Algorithmic Considerations:

Use moderate $K$ ($5$–$20$) to balance bound tightness, computational overhead, and gradient SNR.
Employ DReG gradients or VR-IWAE with $\alpha>0$ to maintain reliable learning signals for the inference network.
Consider hierarchical proposals or ensembles to maximize estimator efficiency, especially for complex or high-dimensional latent spaces.
For semi-supervised VAEs, importance-weighted objectives (such as PIWO/SSPIWO) enable fine-grained control of the balance between observed and unobserved latent variable inference (Felhi et al., 2020).
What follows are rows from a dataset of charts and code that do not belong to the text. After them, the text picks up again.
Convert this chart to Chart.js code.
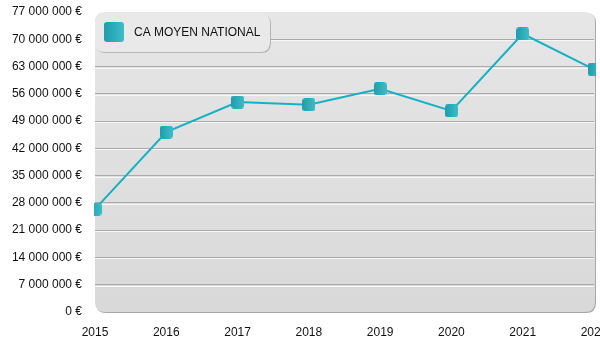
<!DOCTYPE html>
<html>
<head>
<meta charset="utf-8">
<script src="https://cdn.jsdelivr.net/npm/chart.js@4/dist/chart.umd.min.js"></script>
<style>
  html, body { margin: 0; padding: 0; background: #fff; }
</style>
</head>
<body>
<canvas id="caChart" width="600" height="350"></canvas>
<script>
// Données
const annees = ['2015', '2016', '2017', '2018', '2019', '2020', '2021', '2022'];
const caMoyen = [26400000, 46200000, 53900000, 53200000, 57300000, 51600000, 71400000, 62300000];
const serieLabel = 'CA MOYEN NATIONAL';
const yMax = 77000000;
const yPas = 7000000;

const police = "'Liberation Sans', Arial, sans-serif";

// 77000000 -> "77 000 000 €"
function formatEuro(v) {
  return String(v).replace(/\B(?=(\d{3})+(?!\d))/g, ' ') + ' €';
}

function rectArrondi(ctx, x, y, w, h, r) {
  ctx.beginPath();
  ctx.moveTo(x + r, y);
  ctx.lineTo(x + w - r, y);
  ctx.quadraticCurveTo(x + w, y, x + w, y + r);
  ctx.lineTo(x + w, y + h - r);
  ctx.quadraticCurveTo(x + w, y + h, x + w - r, y + h);
  ctx.lineTo(x + r, y + h);
  ctx.quadraticCurveTo(x, y + h, x, y + h - r);
  ctx.lineTo(x, y + r);
  ctx.quadraticCurveTo(x, y, x + r, y);
  ctx.closePath();
}

function degradeTurquoise(ctx, x, w) {
  const g = ctx.createLinearGradient(x, 0, x + w, 0);
  g.addColorStop(0, '#1f9dad');
  g.addColorStop(1, '#3dbcc8');
  return g;
}

// marqueur carré arrondi avec dégradé
function creerMarqueur(taille) {
  const c = document.createElement('canvas');
  c.width = taille;
  c.height = taille;
  const cx = c.getContext('2d');
  rectArrondi(cx, 0, 0, taille, taille, 3);
  cx.fillStyle = degradeTurquoise(cx, 0, taille);
  cx.fill();
  return c;
}
const marqueur = creerMarqueur(13);

// fond gris arrondi de la zone de tracé
const fondPlugin = {
  id: 'fond',
  beforeDraw(chart) {
    const { ctx, chartArea: a } = chart;
    const w = a.right - a.left + 1;
    const h = a.bottom - a.top;
    ctx.save();
    rectArrondi(ctx, a.left + 1, a.top + 1, w, h, 10);
    ctx.fillStyle = '#a8a8a8';
    ctx.fill();
    rectArrondi(ctx, a.left, a.top, w, h, 10);
    const g = ctx.createLinearGradient(0, a.top, 0, a.bottom);
    g.addColorStop(0, '#e6e6e6');
    g.addColorStop(1, '#d9d9d9');
    ctx.fillStyle = g;
    ctx.fill();
    ctx.restore();
  },
  beforeDatasetsDraw(chart) {
    // liseré blanc sous chaque ligne de grille
    const { ctx, chartArea: a, scales } = chart;
    const y = scales.y;
    ctx.save();
    ctx.strokeStyle = '#f7f7f7';
    ctx.lineWidth = 1;
    y.ticks.forEach((t) => {
      if (t.value <= 0 || t.value >= yMax) return;
      const py = Math.round(y.getPixelForValue(t.value)) + 1.5;
      ctx.beginPath();
      ctx.moveTo(a.left, py);
      ctx.lineTo(a.right, py);
      ctx.stroke();
    });
    ctx.restore();
  }
};

// légende dans le coin haut gauche
const legendePlugin = {
  id: 'legendeCA',
  afterDatasetsDraw(chart) {
    const { ctx, chartArea: a } = chart;
    const x = a.left, y = a.top + 1, w = 175, h = 39;
    ctx.save();
    rectArrondi(ctx, x + 1, y + 1, w, h, 10);
    ctx.fillStyle = '#b4b4b4';
    ctx.fill();
    rectArrondi(ctx, x, y, w, h, 10);
    ctx.fillStyle = '#e9e9e9';
    ctx.fill();
    rectArrondi(ctx, x + 9, y + 9, 20, 20, 3);
    ctx.fillStyle = degradeTurquoise(ctx, x + 9, 20);
    ctx.fill();
    ctx.fillStyle = '#111';
    ctx.font = '12px ' + police;
    ctx.textBaseline = 'middle';
    ctx.fillText(chart.data.datasets[0].label, x + 39, y + 20);
    ctx.restore();
  }
};

new Chart(document.getElementById('caChart'), {
  type: 'line',
  data: {
    labels: annees,
    datasets: [{
      label: serieLabel,
      data: caMoyen,
      borderColor: '#14b1c4',
      borderWidth: 2,
      tension: 0,
      pointStyle: marqueur,
      pointRadius: 7,
      pointHoverRadius: 7,
      clip: { left: 1, right: 2, top: false, bottom: false }
    }]
  },
  options: {
    responsive: false,
    devicePixelRatio: 1,
    animation: false,
    layout: {
      autoPadding: false,
      padding: { top: 12, right: 6, bottom: 0, left: 0 }
    },
    plugins: {
      legend: { display: false },
      tooltip: { enabled: false }
    },
    scales: {
      x: {
        grid: { display: false, drawTicks: false },
        border: { display: false },
        ticks: {
          padding: 13,
          color: '#111',
          font: { family: police, size: 12 }
        },
        afterFit(scale) {
          scale.height = 38;
          scale.paddingLeft = 0;
          scale.paddingRight = 0;
        }
      },
      y: {
        min: 0,
        max: yMax,
        grid: {
          drawTicks: false,
          color: (c) => (c.tick.value <= 0 || c.tick.value >= yMax) ? 'rgba(0,0,0,0)' : '#a9a9a9'
        },
        border: { display: false },
        ticks: {
          stepSize: yPas,
          padding: 13,
          color: '#111',
          font: { family: police, size: 12 },
          callback: (v) => formatEuro(v)
        },
        afterFit(scale) {
          scale.width = 95;
          scale.paddingTop = 0;
          scale.paddingBottom = 0;
        }
      }
    }
  },
  plugins: [fondPlugin, legendePlugin]
});
</script>
</body>
</html>
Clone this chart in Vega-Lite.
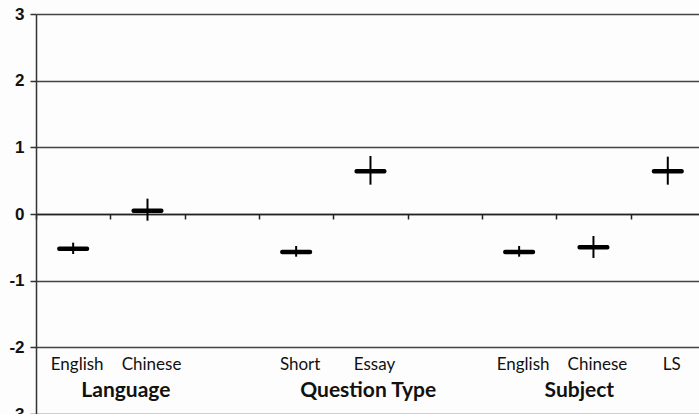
{
  "$schema": "https://vega.github.io/schema/vega-lite/v6.json",
  "width": 663,
  "height": 400,
  "autosize": {"type": "none"},
  "padding": {"left": 36, "top": 14, "right": 0, "bottom": 0},
  "background": "#fdfdfd",
  "config": {"view": {"stroke": null}},
  "datasets": {
    "est": [
      {"group": "Language", "category": "English", "slot": 0.5, "mean": -0.52, "lo": -0.6, "hi": -0.43},
      {"group": "Language", "category": "Chinese", "slot": 1.5, "mean": 0.05, "lo": -0.1, "hi": 0.23},
      {"group": "Question Type", "category": "Short", "slot": 3.5, "mean": -0.57, "lo": -0.64, "hi": -0.48},
      {"group": "Question Type", "category": "Essay", "slot": 4.5, "mean": 0.64, "lo": 0.44, "hi": 0.87},
      {"group": "Subject", "category": "English", "slot": 6.5, "mean": -0.57, "lo": -0.64, "hi": -0.48},
      {"group": "Subject", "category": "Chinese", "slot": 7.5, "mean": -0.5, "lo": -0.66, "hi": -0.33},
      {"group": "Subject", "category": "LS", "slot": 8.5, "mean": 0.64, "lo": 0.44, "hi": 0.86}
    ],
    "groups": [
      {"group": "Language", "center": 1.21},
      {"group": "Question Type", "center": 4.47},
      {"group": "Subject", "center": 7.31}
    ]
  },
  "data": {"name": "est"},
  "layer": [
    {
      "mark": {"type": "rule", "color": "#000", "strokeWidth": 2},
      "encoding": {
        "x": {
          "field": "slot", "type": "quantitative",
          "scale": {"domain": [0, 8.92], "nice": false, "zero": false},
          "axis": {
            "orient": "bottom", "offset": -200, "values": [0, 1, 2, 3, 4, 5, 6, 7, 8],
            "labels": false, "title": null, "grid": false,
            "domainColor": "#222", "domainWidth": 1.5,
            "tickColor": "#222", "tickWidth": 1.5, "tickSize": 5
          }
        },
        "y": {
          "field": "lo", "type": "quantitative",
          "scale": {"domain": [-3, 3], "nice": false},
          "axis": {
            "values": [-3, -2, -1, 0, 1, 2, 3], "labelExpr": "'' + datum.value", "title": null,
            "grid": true, "gridColor": "#444", "gridWidth": 1.5,
            "domainColor": "#333", "domainWidth": 1.5,
            "tickColor": "#333", "tickWidth": 1.5, "tickSize": 6,
            "labelFont": "Liberation Sans", "labelFontSize": 17, "labelFontWeight": "bold",
            "labelColor": "#111", "labelPadding": 6
          }
        },
        "y2": {"field": "hi"}
      }
    },
    {
      "mark": {"type": "tick", "orient": "horizontal", "color": "#000", "size": 32, "thickness": 4.5, "cornerRadius": 2, "opacity": 1},
      "encoding": {
        "x": {"field": "slot", "type": "quantitative"},
        "y": {"field": "mean", "type": "quantitative"}
      }
    },
    {
      "mark": {"type": "text", "font": "Lato", "fontSize": 17, "color": "#111", "baseline": "middle", "align": "center", "dx": 4},
      "encoding": {
        "x": {"field": "slot", "type": "quantitative"},
        "y": {"datum": -2.27},
        "text": {"field": "category"}
      }
    },
    {
      "data": {"name": "groups"},
      "mark": {"type": "text", "font": "Lato", "fontSize": 21, "fontWeight": "bold", "color": "#111", "baseline": "middle", "align": "center"},
      "encoding": {
        "x": {"field": "center", "type": "quantitative"},
        "y": {"datum": -2.65},
        "text": {"field": "group"}
      }
    }
  ]
}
7. Limitations, Open Challenges, and Future Directions

While IWELBO achieves a monotonic tightening toward the true log-marginal and provides practical improvements in variational inference, several limitations persist:

The decay of $\phi$ -gradient SNR with $K$ necessitates variance reduction or VR-IWAE/DReG alternatives for stable amortized inference (Rainforth et al., 2018, Daudel et al., 15 Oct 2024).
In high-dimensional models, $K$ must grow rapidly to avoid "weight collapse," making naive importance sampling impractical unless combined with heavy-tailed or adaptive proposals (Domke et al., 2018).
The choice of variational family (e.g., elliptical vs. Gaussian) and proposal diversity critically impacts bound tightness, variance, and convergence (Domke et al., 2018, Kviman et al., 2022).
The interplay between bound tightness, training stability, and downstream task performance remains nontrivial—tighter bounds are not always optimal for inference network learning or amortized posteriors (Rainforth et al., 2018, Finke et al., 2019).

Continued research focuses on adaptive multiple-IS, hybrid surrogate objectives, controlled use of non-i.i.d. proposals, and enhanced proposal families for scalability and robustness in deep probabilistic models.